Rivet, a 12-year veteran, was impressed with both players on the game-breaking play.

"Timmy did a great job lugging the puck up the ice. He made a really solid move inside their blue line and I just tried to find some space," Rivet said. "The first forward (Kaleta) drives the net hard and is there for the rebound. It just happened that Patty drove the net and created the screen, and I was able to get that shot through."

"They were changing and there was some room there so I just skated up until they closed me off so I decided to go across the blue line," Kennedy said. "The left winger came at me and I saw 'Rivs' wide open, so I threw him the puck and he came down the wing and made a perfect shot."

All three players were asked if Kaleta's move was "generic" or if he anticipated Rivet's right-wing move -- after all, Rivet is no one's idea of an offensive defenseman; the goal was his first in the playoffs since 2007 and only the fourth of his career.

"That's our game plan with this goalie. He has great stats and you don't get many chances," Kennedy said. "We have to get guys going to the net, and Patty set a great screen. 'Rivs' realized he was screening one way so he shot the other way."

By going to the net, Kaleta was merely following the Sabres' style of play

"Our system is designed for us to go to the net, even in the playoffs," Kaleta said. "The style in the NHL is getting to the net and get some bounces. He went across and I was trying to create the screen and he ripped a great shot."

"I wasn't thinking of anything else but going down the right side," Rivet said.

Kaleta dug for a puck along the boards in the third period and banged his head three times against the glass, coming away with a stream of blood running down his face. He had eight stitches in a badly puffed left eyebrow Friday morning.

"People aren't always fond of me out there and they take penalties. That's my job and it helps my team."
-- Patrick Kaleta

"If Kaleta isn't bleeding or doesn't break his nose, he's not having a good time," Ruff said.

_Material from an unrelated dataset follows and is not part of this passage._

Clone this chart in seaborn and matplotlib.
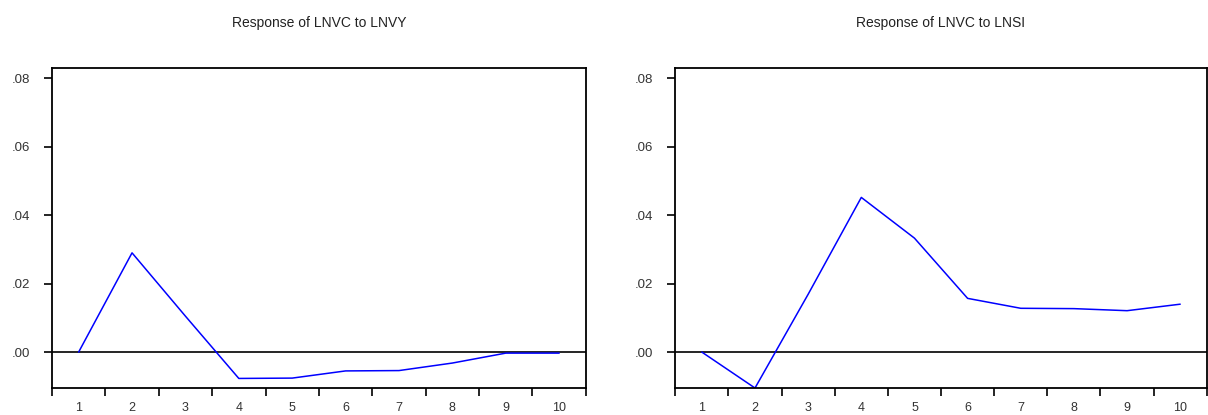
# impulse response charts, two panels
import numpy as np
import pandas as pd
import seaborn as sns
import matplotlib.pyplot as plt
from matplotlib.ticker import FixedLocator, FuncFormatter

periods = [1, 2, 3, 4, 5, 6, 7, 8, 9, 10]
resp_lnvy = [0.0, 0.029, 0.0105, -0.0077, -0.0076, -0.0055, -0.0054, -0.0032, -0.0003, -0.0003]
resp_lnsi = [0.0, -0.0105, 0.0169, 0.0452, 0.0333, 0.0157, 0.0128, 0.0127, 0.0121, 0.014]
titles = ["Response of LNVC to LNVY", "Response of LNVC to LNSI"]

sns.set_style("white")
plt.rcParams['font.family'] = ['Arial', 'Liberation Sans', 'DejaVu Sans']

fig = plt.figure(figsize=(12.08, 4.15), dpi=100)
ax1 = fig.add_axes([0.043, 0.065, 0.442, 0.771])
ax2 = fig.add_axes([0.559, 0.065, 0.44, 0.771])

for ax, vals, title in zip([ax1, ax2], [resp_lnvy, resp_lnsi], titles):
    df = pd.DataFrame({"period": periods, "response": vals})
    sns.lineplot(data=df, x="period", y="response", ax=ax, color="#0000ff", linewidth=1.1)
    ax.axhline(0, color="black", linewidth=1.2, zorder=1)
    ax.set_xlim(0.5, 10.5)
    ax.set_ylim(-0.0105, 0.083)
    ax.set_xlabel("")
    ax.set_ylabel("")
    ax.set_title(title, fontsize=10, y=1.128, pad=0, color="#222222")
    # tick marks between periods, labels at periods
    ax.xaxis.set_major_locator(FixedLocator(np.arange(0.5, 11, 1)))
    ax.xaxis.set_major_formatter(FuncFormatter(lambda v, p: ""))
    ax.xaxis.set_minor_locator(FixedLocator(periods))
    ax.xaxis.set_minor_formatter(FuncFormatter(lambda v, p: f"{int(v)}"))
    ax.tick_params(axis="x", which="major", direction="out", length=6, width=1.2, color="black", bottom=True)
    ax.tick_params(axis="x", which="minor", length=0, labelsize=9, pad=10, labelcolor="#333333", bottom=True)
    ax.set_yticks([0.0, 0.02, 0.04, 0.06, 0.08])
    ax.yaxis.set_major_formatter(FuncFormatter(lambda v, p: f"{v:.2f}".replace("0.", ".")))
    ax.tick_params(axis="y", direction="out", length=6, width=1.2, color="black", left=True, labelsize=9.5, labelcolor="#333333", pad=10)
    for s in ax.spines.values():
        s.set_visible(True)
        s.set_color("black")
        s.set_linewidth(1.3)

fig.savefig("out.png", dpi=100)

"Everybody around here loves that. He's not afraid to get dirty. We have to teach him how to not lead with his face so much. He tends to do that once in a while. He sets a tone and brings a lot of energy and you need a guy like that for the playoffs."

It's obvious the Sabres love to tease their shift disturber, and Kaleta has a pretty good stand-up act.

"I think it adds a little character to my face," Kaleta said, pointing to his welt and stitches. "I don't know if it needs anymore. When I play, I like to get hit or hit somebody to get in the game. Me getting cut? It's minor and it goes away. I was in the game, in the moment.

"There's not a whole lot up there so I just keep going and going," Kaleta said, pointing to where his brain ought to be. "I don't really think about it. I do what I have to do."

Both Kennedy and Kaleta grew up Sabres fans and were thrilled to play in their first Sabres playoff game, let along be in on the winning goal.

"It was awesome. That's what you're always dreaming about when you're growing up and I'm from here so it's something special," Kennedy said. "It was great to be out there. We're just part of the team and glad to help out."

Kaleta was just another young fan 11 years ago when the Sabres made their last trip to the Stanley Cup Final.

"I can go through special playoff moments from Brad May to Dave Hannan to the 1999 Stanley Cup run," Kaleta said, adding that Michael Peca was his favorite player. "It's a little different being on the fan side and watching and being out there yesterday was a different feeling. I'm part of the team, wearing the jersey at playoff time. That was one of the best moments I ever had."